_MATERIAL PROVIDED:_

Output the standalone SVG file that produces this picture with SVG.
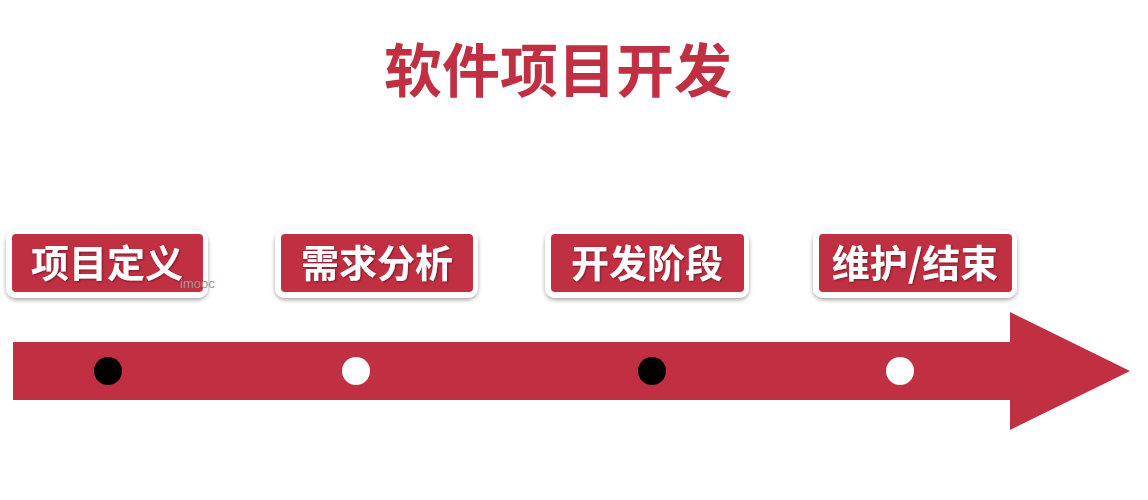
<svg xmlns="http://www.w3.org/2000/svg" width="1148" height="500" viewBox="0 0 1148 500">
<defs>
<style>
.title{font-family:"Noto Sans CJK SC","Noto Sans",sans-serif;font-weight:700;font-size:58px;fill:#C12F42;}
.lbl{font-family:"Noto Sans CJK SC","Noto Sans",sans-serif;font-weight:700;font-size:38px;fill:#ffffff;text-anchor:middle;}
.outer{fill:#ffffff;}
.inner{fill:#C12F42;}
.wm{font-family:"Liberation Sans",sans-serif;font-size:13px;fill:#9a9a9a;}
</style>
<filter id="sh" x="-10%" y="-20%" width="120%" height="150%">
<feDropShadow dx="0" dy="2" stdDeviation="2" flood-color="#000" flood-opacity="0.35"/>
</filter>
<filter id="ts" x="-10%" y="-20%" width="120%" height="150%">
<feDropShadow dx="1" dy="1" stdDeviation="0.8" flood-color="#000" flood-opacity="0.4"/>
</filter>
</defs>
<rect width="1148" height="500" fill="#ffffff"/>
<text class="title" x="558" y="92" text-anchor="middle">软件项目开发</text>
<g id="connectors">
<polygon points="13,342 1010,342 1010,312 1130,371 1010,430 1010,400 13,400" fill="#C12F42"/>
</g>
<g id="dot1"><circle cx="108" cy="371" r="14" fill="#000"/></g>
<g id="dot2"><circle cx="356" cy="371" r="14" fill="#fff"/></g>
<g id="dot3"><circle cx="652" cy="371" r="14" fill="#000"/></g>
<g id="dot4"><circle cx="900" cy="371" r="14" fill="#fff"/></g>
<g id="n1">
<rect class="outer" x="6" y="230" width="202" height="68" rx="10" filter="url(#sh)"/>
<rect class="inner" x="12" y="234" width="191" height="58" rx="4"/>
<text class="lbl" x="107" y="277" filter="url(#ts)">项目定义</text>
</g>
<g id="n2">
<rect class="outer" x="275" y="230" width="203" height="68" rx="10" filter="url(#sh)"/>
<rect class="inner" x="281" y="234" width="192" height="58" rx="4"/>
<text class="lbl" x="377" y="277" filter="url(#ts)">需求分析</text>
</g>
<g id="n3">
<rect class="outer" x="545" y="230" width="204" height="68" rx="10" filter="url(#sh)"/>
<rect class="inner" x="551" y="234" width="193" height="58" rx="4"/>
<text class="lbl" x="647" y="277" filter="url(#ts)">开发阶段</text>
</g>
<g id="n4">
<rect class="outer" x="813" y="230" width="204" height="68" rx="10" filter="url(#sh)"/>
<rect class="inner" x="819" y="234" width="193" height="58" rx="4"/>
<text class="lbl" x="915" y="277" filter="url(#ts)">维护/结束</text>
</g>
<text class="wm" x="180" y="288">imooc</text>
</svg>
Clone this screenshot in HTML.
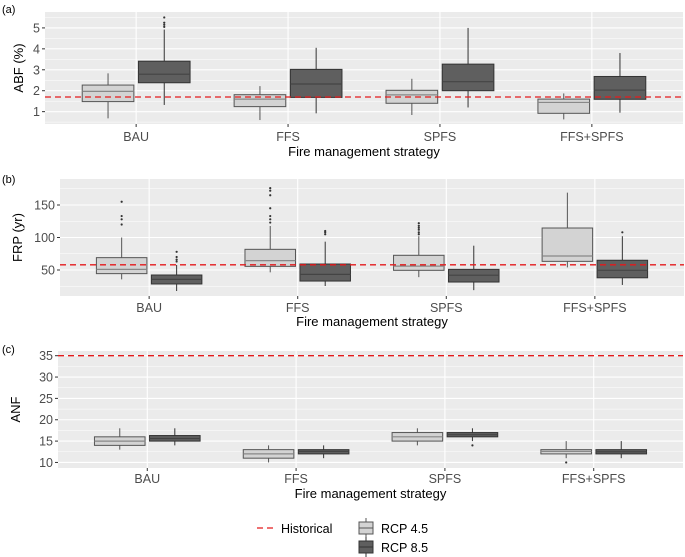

_AIM OF THE TASK:_ Above are records to transcribe exactly; leave their pictures out.

_WRITTEN REPLY:_
Output the standalone SVG file that produces this picture with SVG.
<svg xmlns="http://www.w3.org/2000/svg" width="1148" height="500" viewBox="0 0 1148 500">
<defs>
<style>
.title{font-family:"Noto Sans CJK SC","Noto Sans",sans-serif;font-weight:700;font-size:58px;fill:#C12F42;}
.lbl{font-family:"Noto Sans CJK SC","Noto Sans",sans-serif;font-weight:700;font-size:38px;fill:#ffffff;text-anchor:middle;}
.outer{fill:#ffffff;}
.inner{fill:#C12F42;}
.wm{font-family:"Liberation Sans",sans-serif;font-size:13px;fill:#9a9a9a;}
</style>
<filter id="sh" x="-10%" y="-20%" width="120%" height="150%">
<feDropShadow dx="0" dy="2" stdDeviation="2" flood-color="#000" flood-opacity="0.35"/>
</filter>
<filter id="ts" x="-10%" y="-20%" width="120%" height="150%">
<feDropShadow dx="1" dy="1" stdDeviation="0.8" flood-color="#000" flood-opacity="0.4"/>
</filter>
</defs>
<rect width="1148" height="500" fill="#ffffff"/>
<text class="title" x="558" y="92" text-anchor="middle">软件项目开发</text>
<g id="connectors">
<polygon points="13,342 1010,342 1010,312 1130,371 1010,430 1010,400 13,400" fill="#C12F42"/>
</g>
<g id="dot1"><circle cx="108" cy="371" r="14" fill="#000"/></g>
<g id="dot2"><circle cx="356" cy="371" r="14" fill="#fff"/></g>
<g id="dot3"><circle cx="652" cy="371" r="14" fill="#000"/></g>
<g id="dot4"><circle cx="900" cy="371" r="14" fill="#fff"/></g>
<g id="n1">
<rect class="outer" x="6" y="230" width="202" height="68" rx="10" filter="url(#sh)"/>
<rect class="inner" x="12" y="234" width="191" height="58" rx="4"/>
<text class="lbl" x="107" y="277" filter="url(#ts)">项目定义</text>
</g>
<g id="n2">
<rect class="outer" x="275" y="230" width="203" height="68" rx="10" filter="url(#sh)"/>
<rect class="inner" x="281" y="234" width="192" height="58" rx="4"/>
<text class="lbl" x="377" y="277" filter="url(#ts)">需求分析</text>
</g>
<g id="n3">
<rect class="outer" x="545" y="230" width="204" height="68" rx="10" filter="url(#sh)"/>
<rect class="inner" x="551" y="234" width="193" height="58" rx="4"/>
<text class="lbl" x="647" y="277" filter="url(#ts)">开发阶段</text>
</g>
<g id="n4">
<rect class="outer" x="813" y="230" width="204" height="68" rx="10" filter="url(#sh)"/>
<rect class="inner" x="819" y="234" width="193" height="58" rx="4"/>
<text class="lbl" x="915" y="277" filter="url(#ts)">维护/结束</text>
</g>
<text class="wm" x="180" y="288">imooc</text>
</svg>
Clone this screenshot in HTML.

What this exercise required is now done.